Secretary of the Interior Sally Jewell toured a federal water storage and pumping plant in Byron today to get a firsthand look at a key piece of California's water infrastructure as the state grapples with a historic drought.
Jewell was accompanied by California Secretary for Natural Resources John Laird and U.S. Bureau of Reclamation Acting Commissioner Lowell Pimley during the afternoon tour of the C.W. "Bill" Jones Pumping Plant.
The plant pumps water from the Sacramento-San Joaquin Delta and sends it through the middle of the state's Central Valley, including parts of Santa Clara, San Benito and San Joaquin counties.
Today's visit comes nearly two months after Gov. Jerry Brown declared a drought emergency and after President Barack Obama's recent 2015 Fiscal Year budget proposal to give $1 billion to the Bureau of Reclamation, including $118.6 million for the Central Valley Project, which provides water for much of California's Central Valley.
Jewell today reiterated the administration's commitment to work with the state to provide relief and fiscal support as the drought continues.

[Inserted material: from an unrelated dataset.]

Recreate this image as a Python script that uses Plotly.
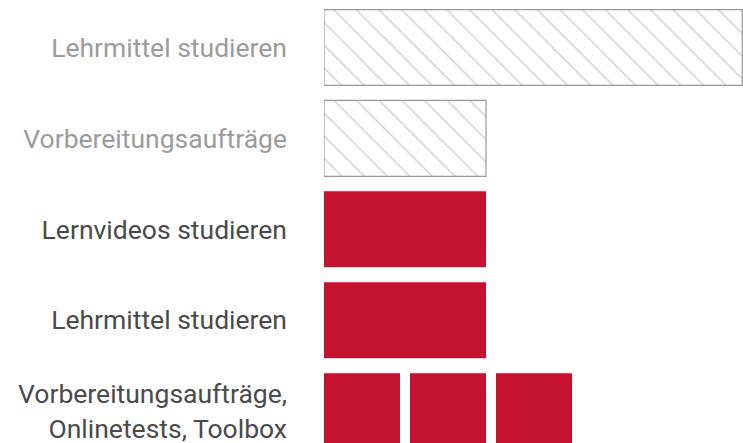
import plotly.graph_objects as go

# Data (units of effort)
labels = [
    "Lehrmittel studieren",
    "Vorbereitungsaufträge",
    "Lernvideos studieren",
    "Lehrmittel studieren",
    "Vorbereitungsaufträge,<br>Onlinetests, Toolbox",
]
label_colors = ["#9b9b9b", "#9b9b9b", "#4a4a4a", "#4a4a4a", "#4a4a4a"]
hatched_rows = [0, 1]
hatched_values = [4.98, 2]
solid_rows = [2, 3]
solid_values = [2, 2]
segment_row = 4
segment_count = 3

GAP = 10 / 86  # gap between unit blocks, in units
RED = "#c41230"
GREY = "#999999"
BAR_W = 0.835

fig = go.Figure()

fig.add_trace(go.Bar(
    orientation="h",
    y=hatched_rows,
    x=[v - GAP for v in hatched_values],
    base=0,
    width=BAR_W,
    marker=dict(
        color="white",
        line=dict(color=GREY, width=1.2),
        pattern=dict(shape="\\", fgcolor="#959595", bgcolor="white", size=16, solidity=0.08),
    ),
    hoverinfo="skip",
))

fig.add_trace(go.Bar(
    orientation="h",
    y=solid_rows,
    x=[v - GAP for v in solid_values],
    base=0,
    width=BAR_W,
    marker=dict(color=RED, line=dict(width=0)),
    hoverinfo="skip",
))

fig.add_trace(go.Bar(
    orientation="h",
    y=[segment_row] * segment_count,
    x=[1 - GAP] * segment_count,
    base=list(range(segment_count)),
    width=BAR_W,
    marker=dict(color=RED, line=dict(width=0)),
    hoverinfo="skip",
))

ticktext = [f'<span style="color:{c}">{t}</span>' for t, c in zip(labels, label_colors)]

fig.update_layout(
    width=743, height=443,
    margin=dict(l=324, r=0, t=0, b=0),
    paper_bgcolor="white", plot_bgcolor="white",
    barmode="overlay",
    showlegend=False,
    font=dict(family="Roboto", size=26.5, color="#4a4a4a"),
    xaxis=dict(range=[0, 419 / 86], visible=False, fixedrange=True),
    yaxis=dict(
        range=[395.5 / 90.9, -47.5 / 90.9],
        tickvals=list(range(len(labels))),
        ticktext=ticktext,
        showgrid=False, zeroline=False, showline=False,
        ticks="", ticklabelstandoff=36,
        ticklabeloverflow="allow",
        fixedrange=True,
    ),
)

fig.write_html(
    "out.html",
    config={"displayModeBar": False, "staticPlot": True},
    post_script="document.body.style.margin='0';document.body.style.overflow='hidden';",
)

Last month, Brown also announced some $687 million in state funding for drought relief projects including emergency water supplies, food and housing for workers directly affected by the drought and local projects to help communities more efficiently capture and manage water.
"The administration remains committed to an 'all in' approach to the federal response to drought conditions in the West," Jewell said. "I commend Governor Brown and state officials for their response thus far, and I will continue to work closely with the state to ensure a balanced and coordinated approach to providing for the water needs of people, agriculture, businesses, power and the environment."
Before visiting the massive, five-story water storage and pumping facility in Byron this afternoon, the Secretary of the Interior and other federal and state officials met with farmers and representatives from the Central Valley Project.
"One of the reasons I'm here is to hear from people who are feeling the effects and the economic effects (the drought) is going to have on them," Jewell said.
The drought has prompted drastic cuts in water supplies to many of those people. The Byron facility, for example, is delivering just 25 percent of the amount of water it provides during a non-drought year, said plant maintenance manager Steve Larsen.
"That's a big hit for a lot of farmers," he said.
One key strategy to help farmers and municipalities that rely on water from the Byron plant and other facilities is increasing the amount of water that can be pumped when it rains, Jewell said.
It's also important for all California water users to use as little water possible to help weather the current drought, she said.
The interior secretary also touted the Bay Delta Conservation Plan, the governor's plan to build two 35-mile tunnels to divert water from the Delta to millions of residents statewide.
She acknowledged, however, that the project has been controversial and said "there are choices to be made in terms of size and capacity" of the tunnels.
About a dozen protesters affiliated with Restore the Delta, opponents of the Bay Delta Conservation Plan, held signs and chanted "Stop the Tunnels!" outside the plant gates this afternoon as Jewell, Laird and other officials were driven past.
Barbara Barrigan-Parilla, the group's executive director, said the state Department of Water Resources and the Bureau of Reclamation in recent years have over-pumped water that should have been conserved, contributing to the current water crisis.
Restore the Delta along with a number of environmental groups and state lawmakers have said the governor's tunnel plan would drain the Delta and devastate both local farmers and fish populations.